April Fools! We aren't switching to Java. Erlang has been a great choice for CouchDB. It is badass and we love it, so step off and watch out. Erlang is like a million ninjas ready to explode.

So, after a lot of heated discussion internally, I'm somewhat sad to say that Erlang will not be used in future releases of CouchDB. We are switching the whole codebase to (...drumroll..) Java.

Now while I say I am somewhat sad, but that doesn't mean I oppose this, not at all. I like Erlang, it's approach to software concurrency and reliability is brilliant. It's found a programming model that just works and built it's whole environment optimized around supporting that model.

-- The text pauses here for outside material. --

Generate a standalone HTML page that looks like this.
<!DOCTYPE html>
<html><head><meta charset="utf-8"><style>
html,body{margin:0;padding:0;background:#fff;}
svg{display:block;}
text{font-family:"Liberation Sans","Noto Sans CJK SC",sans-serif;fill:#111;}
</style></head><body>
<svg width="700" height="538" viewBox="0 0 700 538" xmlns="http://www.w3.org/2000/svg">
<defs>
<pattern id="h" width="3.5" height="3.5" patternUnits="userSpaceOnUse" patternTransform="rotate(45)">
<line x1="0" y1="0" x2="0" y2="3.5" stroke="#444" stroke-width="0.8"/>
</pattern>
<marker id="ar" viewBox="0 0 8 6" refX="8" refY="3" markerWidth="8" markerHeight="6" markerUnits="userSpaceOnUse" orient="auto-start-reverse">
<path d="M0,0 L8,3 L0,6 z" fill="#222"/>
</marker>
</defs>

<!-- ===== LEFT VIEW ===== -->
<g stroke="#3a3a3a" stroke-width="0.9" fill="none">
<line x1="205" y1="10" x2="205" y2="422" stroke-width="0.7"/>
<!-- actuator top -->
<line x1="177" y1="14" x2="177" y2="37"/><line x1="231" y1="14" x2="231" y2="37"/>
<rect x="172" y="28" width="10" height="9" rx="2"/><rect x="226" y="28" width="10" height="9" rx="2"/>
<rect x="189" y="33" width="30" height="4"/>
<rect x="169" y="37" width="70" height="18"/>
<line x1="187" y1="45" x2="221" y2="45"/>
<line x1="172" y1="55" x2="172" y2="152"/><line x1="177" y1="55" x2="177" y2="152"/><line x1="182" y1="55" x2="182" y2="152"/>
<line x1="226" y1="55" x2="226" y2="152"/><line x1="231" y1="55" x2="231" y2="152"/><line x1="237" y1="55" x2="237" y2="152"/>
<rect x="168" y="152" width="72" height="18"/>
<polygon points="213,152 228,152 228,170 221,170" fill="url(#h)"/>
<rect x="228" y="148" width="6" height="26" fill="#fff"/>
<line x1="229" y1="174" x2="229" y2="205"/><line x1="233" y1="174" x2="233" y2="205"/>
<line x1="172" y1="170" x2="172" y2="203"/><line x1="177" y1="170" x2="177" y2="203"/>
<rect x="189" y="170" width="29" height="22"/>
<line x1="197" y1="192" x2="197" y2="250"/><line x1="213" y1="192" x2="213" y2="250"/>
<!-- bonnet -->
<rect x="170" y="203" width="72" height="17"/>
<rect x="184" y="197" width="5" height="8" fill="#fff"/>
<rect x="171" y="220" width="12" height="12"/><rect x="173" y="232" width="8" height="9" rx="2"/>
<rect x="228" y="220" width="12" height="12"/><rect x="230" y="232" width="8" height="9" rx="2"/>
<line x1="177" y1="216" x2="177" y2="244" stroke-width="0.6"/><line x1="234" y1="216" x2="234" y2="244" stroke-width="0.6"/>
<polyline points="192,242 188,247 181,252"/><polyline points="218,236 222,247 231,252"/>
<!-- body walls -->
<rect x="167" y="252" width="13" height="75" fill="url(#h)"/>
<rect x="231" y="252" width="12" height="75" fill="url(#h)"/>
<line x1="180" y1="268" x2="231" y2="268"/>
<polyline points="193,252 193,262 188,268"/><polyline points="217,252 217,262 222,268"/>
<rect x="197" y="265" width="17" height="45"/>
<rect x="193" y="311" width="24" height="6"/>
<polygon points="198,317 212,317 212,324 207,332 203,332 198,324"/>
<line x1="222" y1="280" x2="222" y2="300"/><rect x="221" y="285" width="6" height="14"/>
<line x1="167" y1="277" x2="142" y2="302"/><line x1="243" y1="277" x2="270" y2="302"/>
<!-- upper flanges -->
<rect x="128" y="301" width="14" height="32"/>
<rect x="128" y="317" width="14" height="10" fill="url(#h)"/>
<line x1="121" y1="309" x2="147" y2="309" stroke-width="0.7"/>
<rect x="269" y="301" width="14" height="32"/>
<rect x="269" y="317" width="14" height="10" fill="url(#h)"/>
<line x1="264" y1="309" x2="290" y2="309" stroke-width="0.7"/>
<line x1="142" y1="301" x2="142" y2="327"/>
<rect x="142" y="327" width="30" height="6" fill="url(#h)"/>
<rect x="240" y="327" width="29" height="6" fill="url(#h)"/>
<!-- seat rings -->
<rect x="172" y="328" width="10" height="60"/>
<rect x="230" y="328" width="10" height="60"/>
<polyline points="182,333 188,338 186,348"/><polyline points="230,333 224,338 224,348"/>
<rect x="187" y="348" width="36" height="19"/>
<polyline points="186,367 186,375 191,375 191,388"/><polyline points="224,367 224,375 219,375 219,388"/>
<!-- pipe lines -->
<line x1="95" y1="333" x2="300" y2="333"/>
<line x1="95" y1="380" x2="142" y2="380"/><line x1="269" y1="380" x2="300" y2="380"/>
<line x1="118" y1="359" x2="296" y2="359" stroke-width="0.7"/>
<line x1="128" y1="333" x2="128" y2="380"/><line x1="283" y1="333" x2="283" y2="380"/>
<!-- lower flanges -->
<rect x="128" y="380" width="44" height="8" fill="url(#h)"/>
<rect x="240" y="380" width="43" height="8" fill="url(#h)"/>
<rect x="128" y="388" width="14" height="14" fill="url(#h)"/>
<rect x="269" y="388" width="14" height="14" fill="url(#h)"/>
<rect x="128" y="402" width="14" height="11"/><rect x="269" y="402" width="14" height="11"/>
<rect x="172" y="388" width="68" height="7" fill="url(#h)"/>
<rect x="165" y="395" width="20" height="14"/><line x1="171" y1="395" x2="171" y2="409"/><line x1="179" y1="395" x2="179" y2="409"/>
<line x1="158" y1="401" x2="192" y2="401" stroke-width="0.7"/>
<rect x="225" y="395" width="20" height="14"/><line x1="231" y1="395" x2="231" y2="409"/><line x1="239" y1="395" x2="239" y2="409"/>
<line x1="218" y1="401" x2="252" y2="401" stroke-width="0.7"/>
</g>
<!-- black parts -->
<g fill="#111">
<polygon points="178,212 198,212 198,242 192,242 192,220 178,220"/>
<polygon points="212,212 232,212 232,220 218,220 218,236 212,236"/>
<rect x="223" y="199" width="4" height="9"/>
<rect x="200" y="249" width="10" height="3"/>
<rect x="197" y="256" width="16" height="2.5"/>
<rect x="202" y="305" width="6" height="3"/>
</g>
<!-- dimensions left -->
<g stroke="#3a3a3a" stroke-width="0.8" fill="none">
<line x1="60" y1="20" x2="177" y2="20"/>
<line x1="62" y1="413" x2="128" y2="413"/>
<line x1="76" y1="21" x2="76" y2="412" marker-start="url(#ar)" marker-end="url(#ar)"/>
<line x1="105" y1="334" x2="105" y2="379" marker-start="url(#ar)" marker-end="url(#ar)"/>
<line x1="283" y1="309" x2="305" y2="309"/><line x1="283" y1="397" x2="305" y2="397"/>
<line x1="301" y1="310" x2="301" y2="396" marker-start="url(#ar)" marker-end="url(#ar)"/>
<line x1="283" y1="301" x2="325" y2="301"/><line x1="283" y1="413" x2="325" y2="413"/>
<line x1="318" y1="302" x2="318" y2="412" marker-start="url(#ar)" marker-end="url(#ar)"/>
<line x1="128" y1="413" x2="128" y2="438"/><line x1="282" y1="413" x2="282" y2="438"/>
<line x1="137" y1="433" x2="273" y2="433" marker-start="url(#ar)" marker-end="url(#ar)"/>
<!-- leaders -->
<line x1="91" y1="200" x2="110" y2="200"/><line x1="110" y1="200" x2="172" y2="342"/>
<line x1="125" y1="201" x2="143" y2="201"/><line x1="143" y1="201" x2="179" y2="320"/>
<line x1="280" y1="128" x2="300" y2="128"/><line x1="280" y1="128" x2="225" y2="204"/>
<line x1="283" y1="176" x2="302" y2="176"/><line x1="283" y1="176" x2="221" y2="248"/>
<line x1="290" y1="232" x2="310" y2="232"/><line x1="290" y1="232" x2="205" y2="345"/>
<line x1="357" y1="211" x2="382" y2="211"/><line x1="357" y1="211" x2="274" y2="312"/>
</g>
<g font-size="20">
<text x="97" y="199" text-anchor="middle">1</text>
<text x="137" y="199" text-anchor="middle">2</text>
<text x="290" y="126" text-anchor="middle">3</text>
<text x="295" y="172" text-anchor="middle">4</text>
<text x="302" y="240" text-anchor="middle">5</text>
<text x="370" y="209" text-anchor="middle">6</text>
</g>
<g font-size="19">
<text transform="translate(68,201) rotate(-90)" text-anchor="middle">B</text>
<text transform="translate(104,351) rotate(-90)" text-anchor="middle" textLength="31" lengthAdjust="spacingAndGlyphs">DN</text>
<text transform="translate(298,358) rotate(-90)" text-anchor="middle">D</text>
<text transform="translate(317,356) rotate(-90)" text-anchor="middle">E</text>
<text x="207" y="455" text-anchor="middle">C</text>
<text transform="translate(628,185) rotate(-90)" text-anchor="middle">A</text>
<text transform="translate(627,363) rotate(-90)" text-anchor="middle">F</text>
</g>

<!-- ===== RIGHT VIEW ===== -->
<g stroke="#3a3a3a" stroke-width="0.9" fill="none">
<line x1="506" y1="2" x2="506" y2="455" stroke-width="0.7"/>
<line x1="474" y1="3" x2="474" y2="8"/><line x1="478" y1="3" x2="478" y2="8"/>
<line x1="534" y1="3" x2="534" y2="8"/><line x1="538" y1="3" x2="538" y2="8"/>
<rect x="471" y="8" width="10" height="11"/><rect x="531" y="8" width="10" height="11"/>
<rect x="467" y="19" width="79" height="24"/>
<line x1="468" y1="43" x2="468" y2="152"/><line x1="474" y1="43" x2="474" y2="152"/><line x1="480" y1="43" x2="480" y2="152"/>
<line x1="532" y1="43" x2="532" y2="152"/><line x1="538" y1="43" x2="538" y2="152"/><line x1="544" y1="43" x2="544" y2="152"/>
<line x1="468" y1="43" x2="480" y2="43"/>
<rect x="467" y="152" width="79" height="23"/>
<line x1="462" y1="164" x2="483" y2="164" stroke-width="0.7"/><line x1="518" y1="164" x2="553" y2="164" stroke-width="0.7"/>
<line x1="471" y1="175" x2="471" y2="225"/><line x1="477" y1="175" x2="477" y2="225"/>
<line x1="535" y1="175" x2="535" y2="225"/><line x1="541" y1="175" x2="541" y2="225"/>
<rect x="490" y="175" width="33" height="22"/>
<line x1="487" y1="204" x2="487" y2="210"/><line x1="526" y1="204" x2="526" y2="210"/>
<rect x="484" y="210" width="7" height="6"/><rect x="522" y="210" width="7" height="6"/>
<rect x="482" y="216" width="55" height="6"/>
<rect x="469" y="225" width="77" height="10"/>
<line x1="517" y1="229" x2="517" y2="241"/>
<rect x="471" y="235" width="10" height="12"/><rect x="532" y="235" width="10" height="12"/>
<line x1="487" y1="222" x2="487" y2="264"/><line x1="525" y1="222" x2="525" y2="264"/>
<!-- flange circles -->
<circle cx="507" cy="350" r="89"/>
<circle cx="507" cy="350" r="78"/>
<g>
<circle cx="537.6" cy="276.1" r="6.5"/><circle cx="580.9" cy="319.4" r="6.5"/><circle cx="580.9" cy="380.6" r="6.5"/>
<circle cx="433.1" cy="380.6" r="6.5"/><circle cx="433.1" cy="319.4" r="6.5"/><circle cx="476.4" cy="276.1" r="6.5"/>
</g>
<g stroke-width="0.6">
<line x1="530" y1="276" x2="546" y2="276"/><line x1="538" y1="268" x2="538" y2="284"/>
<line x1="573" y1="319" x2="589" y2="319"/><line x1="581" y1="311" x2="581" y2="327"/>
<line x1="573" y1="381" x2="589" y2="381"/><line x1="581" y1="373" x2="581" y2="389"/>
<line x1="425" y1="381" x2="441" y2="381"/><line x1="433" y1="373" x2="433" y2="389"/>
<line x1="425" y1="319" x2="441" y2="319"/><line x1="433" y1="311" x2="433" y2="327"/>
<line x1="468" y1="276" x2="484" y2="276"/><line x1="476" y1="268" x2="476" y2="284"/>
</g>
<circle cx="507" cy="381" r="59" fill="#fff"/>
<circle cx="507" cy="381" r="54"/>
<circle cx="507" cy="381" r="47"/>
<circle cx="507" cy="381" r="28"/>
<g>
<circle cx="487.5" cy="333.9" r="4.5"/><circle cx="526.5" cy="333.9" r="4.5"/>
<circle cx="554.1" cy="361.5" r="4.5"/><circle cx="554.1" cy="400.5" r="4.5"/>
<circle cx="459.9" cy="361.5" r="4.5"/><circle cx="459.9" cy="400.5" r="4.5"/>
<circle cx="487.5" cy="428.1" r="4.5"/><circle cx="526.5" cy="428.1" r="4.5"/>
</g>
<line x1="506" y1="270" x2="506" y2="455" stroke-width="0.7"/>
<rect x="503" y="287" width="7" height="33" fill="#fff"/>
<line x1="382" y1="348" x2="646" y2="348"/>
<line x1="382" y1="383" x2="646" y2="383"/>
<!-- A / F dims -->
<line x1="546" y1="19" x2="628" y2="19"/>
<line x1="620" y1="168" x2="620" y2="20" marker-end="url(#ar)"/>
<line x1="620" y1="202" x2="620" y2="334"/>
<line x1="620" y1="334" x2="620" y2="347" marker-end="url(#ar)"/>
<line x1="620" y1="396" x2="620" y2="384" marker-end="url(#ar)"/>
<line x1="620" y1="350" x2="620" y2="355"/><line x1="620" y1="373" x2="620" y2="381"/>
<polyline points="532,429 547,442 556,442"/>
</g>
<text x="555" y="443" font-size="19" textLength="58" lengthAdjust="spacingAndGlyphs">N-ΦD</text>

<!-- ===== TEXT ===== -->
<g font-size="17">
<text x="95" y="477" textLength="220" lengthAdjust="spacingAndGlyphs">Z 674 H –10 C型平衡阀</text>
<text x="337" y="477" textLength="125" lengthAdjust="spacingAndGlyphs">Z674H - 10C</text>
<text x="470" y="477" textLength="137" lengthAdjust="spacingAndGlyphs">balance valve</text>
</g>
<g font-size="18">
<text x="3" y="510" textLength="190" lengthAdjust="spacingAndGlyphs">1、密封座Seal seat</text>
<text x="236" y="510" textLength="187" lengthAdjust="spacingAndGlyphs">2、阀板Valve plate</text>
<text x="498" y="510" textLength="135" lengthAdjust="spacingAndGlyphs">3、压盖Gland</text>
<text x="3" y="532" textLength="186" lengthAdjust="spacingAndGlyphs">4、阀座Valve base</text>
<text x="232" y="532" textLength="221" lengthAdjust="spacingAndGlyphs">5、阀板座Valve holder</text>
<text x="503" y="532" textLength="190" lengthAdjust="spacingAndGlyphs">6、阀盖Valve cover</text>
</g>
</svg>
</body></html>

But the truth is you can integrate most of that into existing environments if you design your software properly. Programming is programming, whatever your language can compute, mine can compute too. This naturally means the details of a language aren't nearly as relevant as the community and number of libraries available.

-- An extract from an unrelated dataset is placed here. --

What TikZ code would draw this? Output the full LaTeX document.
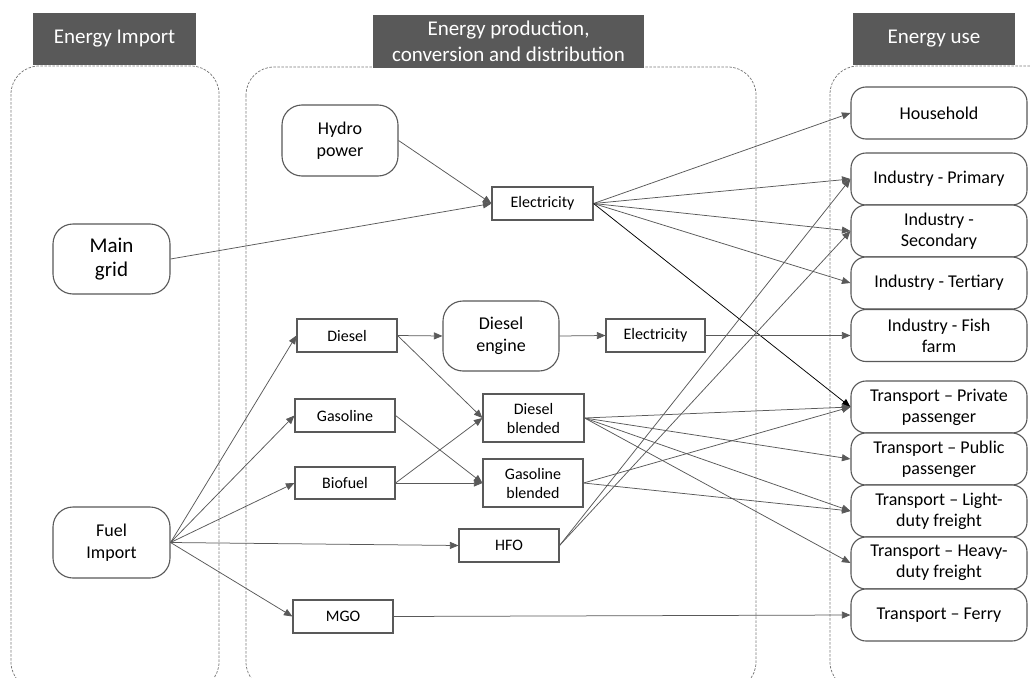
\documentclass[tikz,border=0pt]{standalone}
\usepackage{fontspec}
\setmainfont{Carlito}
\usetikzlibrary{arrows.meta}
\definecolor{hdr}{HTML}{595959}
\definecolor{edgec}{HTML}{595959}
\definecolor{dashc}{HTML}{7A7A7A}
\begin{document}
\begin{tikzpicture}[x=1pt,y=-1pt,
  hdrbox/.style={fill=hdr, text=white, inner sep=0pt, align=center, font=\fontsize{21}{25.5}\selectfont},
  bigbox/.style={draw=edgec, line width=1.1pt, rounded corners=20pt, fill=white, align=center, inner sep=0pt, text=black, font=\fontsize{18}{22}\selectfont},
  usebox/.style={draw=edgec, line width=1.1pt, rounded corners=15pt, fill=white, align=center, inner sep=0pt, text=black, minimum width=176pt, minimum height=52pt, font=\fontsize{18}{21}\selectfont},
  sbox/.style={draw=edgec, line width=1.1pt, fill=white, align=center, inner sep=0pt, text=black, minimum width=100pt, minimum height=33pt, font=\fontsize{16}{19}\selectfont},
  container/.style={draw=dashc, dash pattern=on 2.5pt off 1.5pt, line width=0.75pt, rounded corners=28pt},
  arr/.style={draw=edgec, line width=0.75pt, -{Triangle[length=8.5pt,width=7pt]}},
  arrk/.style={draw=black, line width=0.75pt, -{Triangle[length=8.5pt,width=7pt]}}
]
\useasboundingbox (0,0) rectangle (1030,677);
\clip (0,0) rectangle (1030,677);
\fill[white] (0,0) rectangle (1030,677);

% containers
\draw[container] (11,66) rectangle (219,690);
\draw[container] (246,67) rectangle (756,690);
\draw[container] (830,66) rectangle (1070,690);

% headers
\node[hdrbox, minimum width=163pt, minimum height=52pt] (h1) at (114.5,39) {Energy Import};
\node[hdrbox, minimum width=271pt, minimum height=53pt] (h2) at (508.5,41.5) {Energy production,\\conversion and distribution};
\node[hdrbox, minimum width=162pt, minimum height=52pt] (h3) at (934,39) {Energy use};

% left / middle nodes
\node[bigbox, minimum width=116pt, minimum height=71pt] (hydro) at (340,140.5) {Hydro\\power};
\node[bigbox, minimum width=117pt, minimum height=70pt, font=\fontsize{21}{24}\selectfont] (grid) at (111.5,259) {Main\\grid};
\node[bigbox, minimum width=117pt, minimum height=71pt] (fuel) at (111.5,542.5) {Fuel\\Import};
\node[bigbox, minimum width=116pt, minimum height=70pt] (dengine) at (501,336) {Diesel\\engine};

\node[sbox, minimum width=101pt] (elec1) at (542.5,203.5) {Electricity};
\node[sbox] (diesel) at (347,335.5) {Diesel};
\node[sbox, minimum width=99pt] (elec2) at (655.5,335.5) {Electricity};
\node[sbox] (gasoline) at (345,415.5) {Gasoline};
\node[sbox, minimum width=101pt, minimum height=48pt] (dblend) at (533.5,418) {Diesel\\blended};
\node[sbox, minimum height=32pt] (biofuel) at (345,483) {Biofuel};
\node[sbox, minimum height=48pt] (gblend) at (533,483) {Gasoline\\blended};
\node[sbox] (hfo) at (509,545.5) {HFO};
\node[sbox] (mgo) at (343,616.5) {MGO};

% energy use nodes
\node[usebox] (household) at (939,113) {Household};
\node[usebox] (indp) at (939,179) {Industry - Primary};
\node[usebox] (inds) at (939,231) {Industry -\\Secondary};
\node[usebox] (indt) at (939,283) {Industry - Tertiary};
\node[usebox] (fish) at (939,335.5) {Industry - Fish\\farm};
\node[usebox] (tpriv) at (939,407) {Transport – Private\\passenger};
\node[usebox] (tpub) at (939,459) {Transport – Public\\passenger};
\node[usebox] (tlight) at (939,511) {Transport – Light-\\duty freight};
\node[usebox] (theavy) at (939,563) {Transport – Heavy-\\duty freight};
\node[usebox] (ferry) at (939,615) {Transport – Ferry};

% connectors
\draw[arr] (hydro.east) -- (elec1.west);
\draw[arr] (grid.east) -- (elec1.west);
\draw[arr] (elec1.east) -- (household.west);
\draw[arr] (elec1.east) -- (indp.west);
\draw[arr] (elec1.east) -- (inds.west);
\draw[arr] (elec1.east) -- (indt.west);
\draw[arrk] (elec1.east) -- (tpriv.west);

\draw[arr] (fuel.east) -- (diesel.west);
\draw[arr] (fuel.east) -- (gasoline.west);
\draw[arr] (fuel.east) -- (biofuel.west);
\draw[arr] (fuel.east) -- (hfo.west);
\draw[arr] (fuel.east) -- (mgo.west);

\draw[arr] (diesel.east) -- (dengine.west);
\draw[arr] (diesel.east) -- (dblend.west);
\draw[arr] (dengine.east) -- (elec2.west);
\draw[arr] (elec2.east) -- (fish.west);
\draw[arr] (gasoline.east) -- (gblend.west);
\draw[arr] (biofuel.east) -- (dblend.west);
\draw[arr] (biofuel.east) -- (gblend.west);

\draw[arr] (dblend.east) -- (tpriv.west);
\draw[arr] (dblend.east) -- (tpub.west);
\draw[arr] (dblend.east) -- (tlight.west);
\draw[arr] (dblend.east) -- (theavy.west);
\draw[arr] (gblend.east) -- (tpriv.west);
\draw[arr] (gblend.east) -- (tlight.west);

\draw[arr] (hfo.east) -- (indp.west);
\draw[arr] (hfo.east) -- (inds.west);
\draw[arr] (mgo.east) -- (ferry.west);
\end{tikzpicture}
\end{document}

As Christopher Lenz points out here, Apache is dominated by Java projects. Having CouchDB be an Erlang based project at Apache just doesn't make sense. The more things at Apache that are Java, the better they can interoperate.

Noah Slater, another project contributor, started to fork the project, partially out of dissatisfaction with Erlang.

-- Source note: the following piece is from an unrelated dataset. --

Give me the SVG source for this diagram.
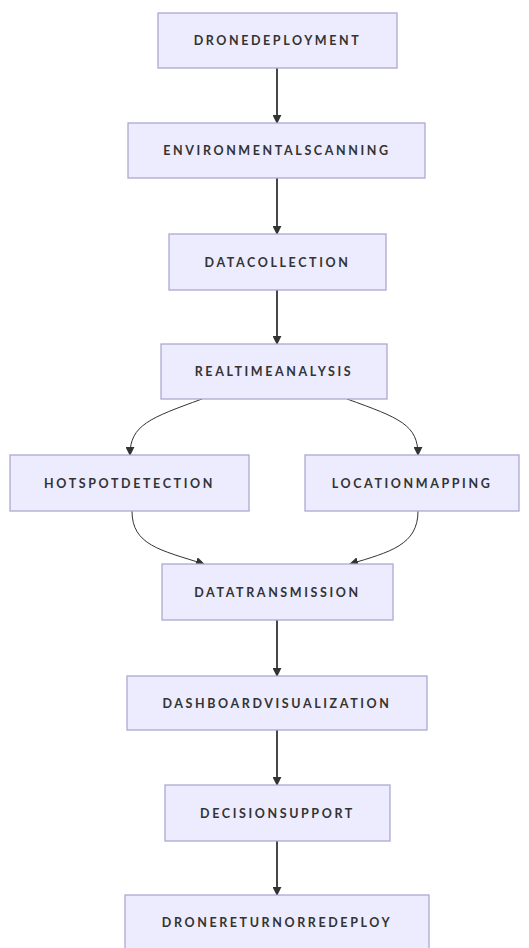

At IBM, all the internal groups I've been talking with all are using Java for core development. The Erlang codebase of CouchDB is a constant obstacle to reusing their code, and vice-versa.

One major problem with Erlang is a general lack of libraries. Erlang lacks OO programming support, where the main focus is code reuse. Without OO you can't build software like Lego bricks, mixing and matching and swapping out the parts freely. This is a big reason why there aren't as many Erlang libraries as Java libraries, without OO it's just harder to make software reusable.

But perhaps the biggest problem with Erlang is the relative lack of Erlang developers. Developers in the US who've worked on a successful Erlang project probably number less than 10. But the number of developers who've worked on a successful Java project are easily 100X that amount. With a much wider talent pool to work from the quality of the contributions should increase dramatically.

So I've seen the writing on the wall. Erlang was great for a single developer working alone, but it's more important that CouchDB be able to take contributions from more developers with more backgrounds. Database internals aren't rocket science, it's simply a bunch of algorithmic transformations and actions combined to store and report on data with certain reliability and performance guarantees. On modern PC hardware, this stuff is a breeze. And now with Java it will get even easier for people to contribute to it.

I've already started rewriting the core in Java. Unfortunately finding libraries to support the indexing and storage features I need don't exist or have serious design shortcomings, so I'm writing most of that from scratch again. But the code completion in Java is so damn nice it really makes it easy to produce gobs of code quickly. With the amount of code I'm writing right now this thing will be done in a few months tops.